Read a couple books in the last couple weeks; both books were mysteries. The first was A Murder is Announced, a Miss Marple mystery by Agatha Christie. It wasn't too bad, though Miss Marple is not one of Christie's more engaging detectives I find. The book played fair, the clues were there for all to see, and while I didn't catch them all, enough were obvious that I picked the murderer out before I'd gotten halfway through. I think Dame Christie made a mistake by spending so much time writing murder mysteries. In order to keep them fresh and new she had to make some of them ridiculously outlandish. This wasn't as bad as some, but it was rather odd. If she had written more mysteries of other kinds, she may not have had to resort to the realm of the barely possible for her plots.

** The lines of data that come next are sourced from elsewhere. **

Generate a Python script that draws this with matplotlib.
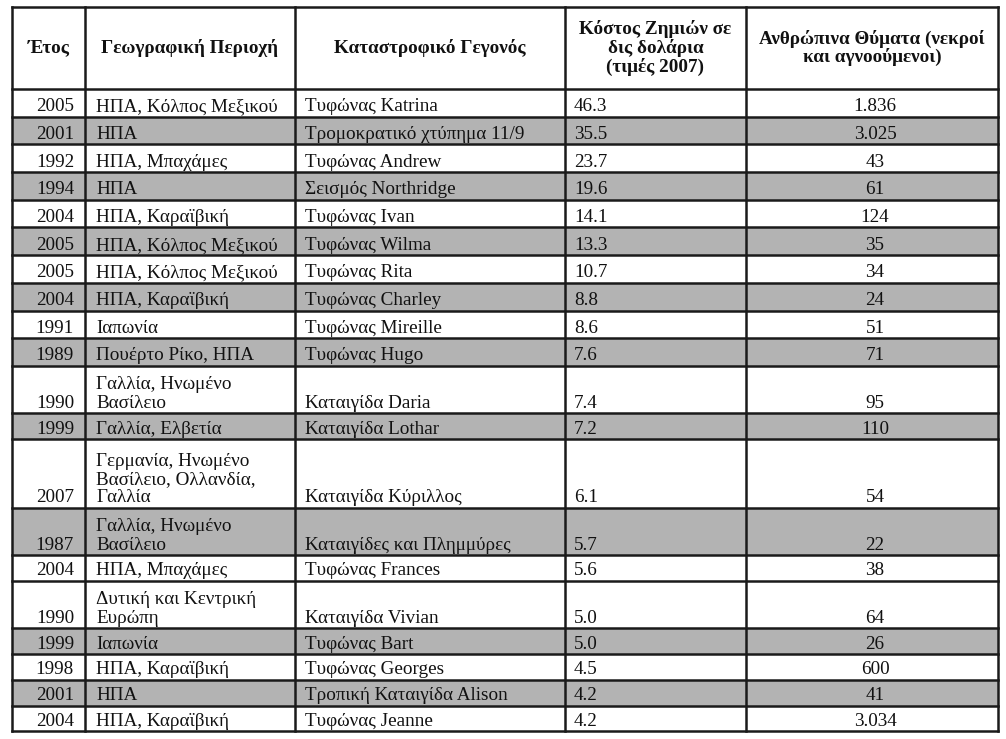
import matplotlib
matplotlib.use("Agg")
import matplotlib.pyplot as plt
from matplotlib.patches import Rectangle

# Table data
headers = [
    "Έτος",
    "Γεωγραφική Περιοχή",
    "Καταστροφικό Γεγονός",
    "Κόστος Ζημιών σε\nδις δολάρια\n(τιμές 2007)",
    "Ανθρώπινα Θύματα (νεκροί\nκαι αγνοούμενοι)",
]
years = ["2005", "2001", "1992", "1994", "2004", "2005", "2005", "2004", "1991", "1989",
         "1990", "1999", "2007", "1987", "2004", "1990", "1999", "1998", "2001", "2004"]
regions = [
    "ΗΠΑ, Κόλπος Μεξικού", "ΗΠΑ", "ΗΠΑ, Μπαχάμες", "ΗΠΑ", "ΗΠΑ, Καραϊβική",
    "ΗΠΑ, Κόλπος Μεξικού", "ΗΠΑ, Κόλπος Μεξικού", "ΗΠΑ, Καραϊβική", "Ιαπωνία",
    "Πουέρτο Ρίκο, ΗΠΑ", "Γαλλία, Ηνωμένο\nΒασίλειο", "Γαλλία, Ελβετία",
    "Γερμανία, Ηνωμένο\nΒασίλειο, Ολλανδία,\nΓαλλία", "Γαλλία, Ηνωμένο\nΒασίλειο",
    "ΗΠΑ, Μπαχάμες", "Δυτική και Κεντρική\nΕυρώπη", "Ιαπωνία", "ΗΠΑ, Καραϊβική",
    "ΗΠΑ", "ΗΠΑ, Καραϊβική",
]
events = [
    "Τυφώνας Katrina", "Τρομοκρατικό χτύπημα 11/9", "Τυφώνας Andrew", "Σεισμός Northridge",
    "Τυφώνας Ivan", "Τυφώνας Wilma", "Τυφώνας Rita", "Τυφώνας Charley", "Τυφώνας Mireille",
    "Τυφώνας Hugo", "Καταιγίδα Daria", "Καταιγίδα Lothar", "Καταιγίδα Κύριλλος",
    "Καταιγίδες και Πλημμύρες", "Τυφώνας Frances", "Καταιγίδα Vivian", "Τυφώνας Bart",
    "Τυφώνας Georges", "Τροπική Καταιγίδα Alison", "Τυφώνας Jeanne",
]
costs = ["46.3", "35.5", "23.7", "19.6", "14.1", "13.3", "10.7", "8.8", "8.6", "7.6",
         "7.4", "7.2", "6.1", "5.7", "5.6", "5.0", "5.0", "4.5", "4.2", "4.2"]
victims = ["1.836", "3.025", "43", "61", "124", "35", "34", "24", "51", "71",
           "95", "110", "54", "22", "38", "64", "26", "600", "41", "3.034"]
shaded = [False, True, False, True, False, True, False, True, False, True,
          False, True, False, True, False, False, True, False, True, False]

# layout in pixels
W, H = 1006, 739
col_x = [12, 85, 295, 565, 746, 998]
top, head_bot = 7, 89
row_h_top, row_h, line_h = 27.7, 25.8, 21.5   # scan rows are a bit taller at the top
font = "Liberation Serif"
fs = 13.8
gray = "#b3b3b3"
ink = "#111111"


def main():
    fig = plt.figure(figsize=(W / 100, H / 100), dpi=100)
    ax = fig.add_axes([0, 0, 1, 1])
    ax.set_xlim(0, W)
    ax.set_ylim(H, 0)
    ax.axis("off")

    # row boundaries
    bounds = [head_bot]
    for i, reg in enumerate(regions):
        n = reg.count("\n") + 1
        h = row_h_top if i < 10 else row_h
        bounds.append(bounds[-1] + h + (n - 1) * line_h)

    kw = dict(fontsize=fs, family=font, va="bottom", color=ink, zorder=3,
              linespacing=1.1)
    for i in range(len(years)):
        y0, y1 = bounds[i], bounds[i + 1]
        if shaded[i]:
            ax.add_patch(Rectangle((col_x[0], y0), col_x[-1] - col_x[0], y1 - y0,
                                   facecolor=gray, edgecolor="none", zorder=1))
        yb = y1 - 1.5
        ax.text(col_x[1] - 11, yb, years[i], ha="right", **kw)
        ax.text(col_x[1] + 11, yb, regions[i], ha="left", **kw)
        ax.text(col_x[2] + 10, yb, events[i], ha="left", **kw)
        ax.text(col_x[3] + 9, yb, costs[i], ha="left", **kw)
        ax.text((col_x[4] + col_x[5]) / 2 + 3, yb, victims[i], ha="center", **kw)

    # header
    for j, head in enumerate(headers):
        ax.text((col_x[j] + col_x[j + 1]) / 2, (top + head_bot) / 2, head,
                ha="center", va="center", ma="center", fontsize=fs, family=font,
                fontweight="bold", color=ink, linespacing=1.05, zorder=3)

    # grid lines
    for y in [top] + bounds:
        ax.plot([col_x[0], col_x[-1]], [y, y], color="#1a1a1a", lw=1.8,
                solid_capstyle="projecting", zorder=4)
    for x in col_x:
        ax.plot([x, x], [top, bounds[-1]], color="#1a1a1a", lw=1.8,
                solid_capstyle="projecting", zorder=4)

    fig.savefig("out.png", dpi=100)


if __name__ == "__main__":
    main()
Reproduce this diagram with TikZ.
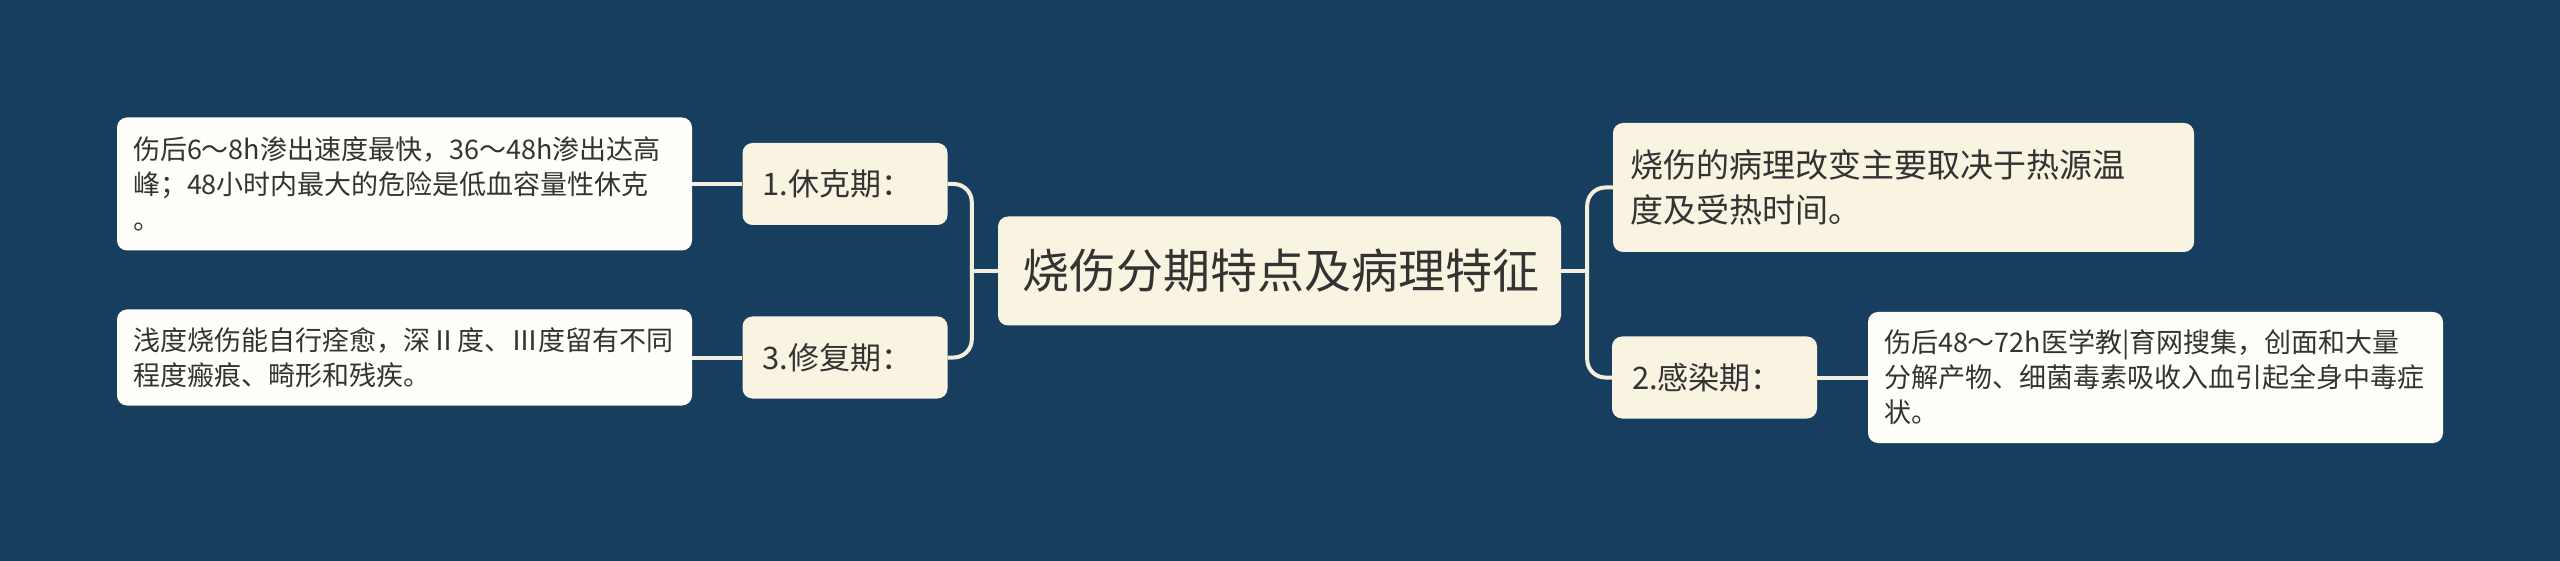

The other mystery was Dashiell Hammett's The Maltese Falcon. I'd seen people rave about how good Hammett was, and while I enjoyed the book, I don't know that I'd say it was one of the best mysteries I've ever read. This may be skewed, however, by the fact that I've seen the movie several times and was already pretty well familiar with the plot. Surprisingly, it turns out that Humphrey Bogart's Sam Spade is extremely faithful to the book. That whole movie, in fact, was faithful to the point of lifting large sections of the book to use as dialogue and it is close to identical in other respects. It's not a very long book, so little had to be left out for pacing and length and a few things probably had to be cut to get the film past the censors, but all in all the movie seemed to be almost using the book as a script. If you aren't familiar with the tale, do yourself a favour and either read the book or watch the movie. Or both.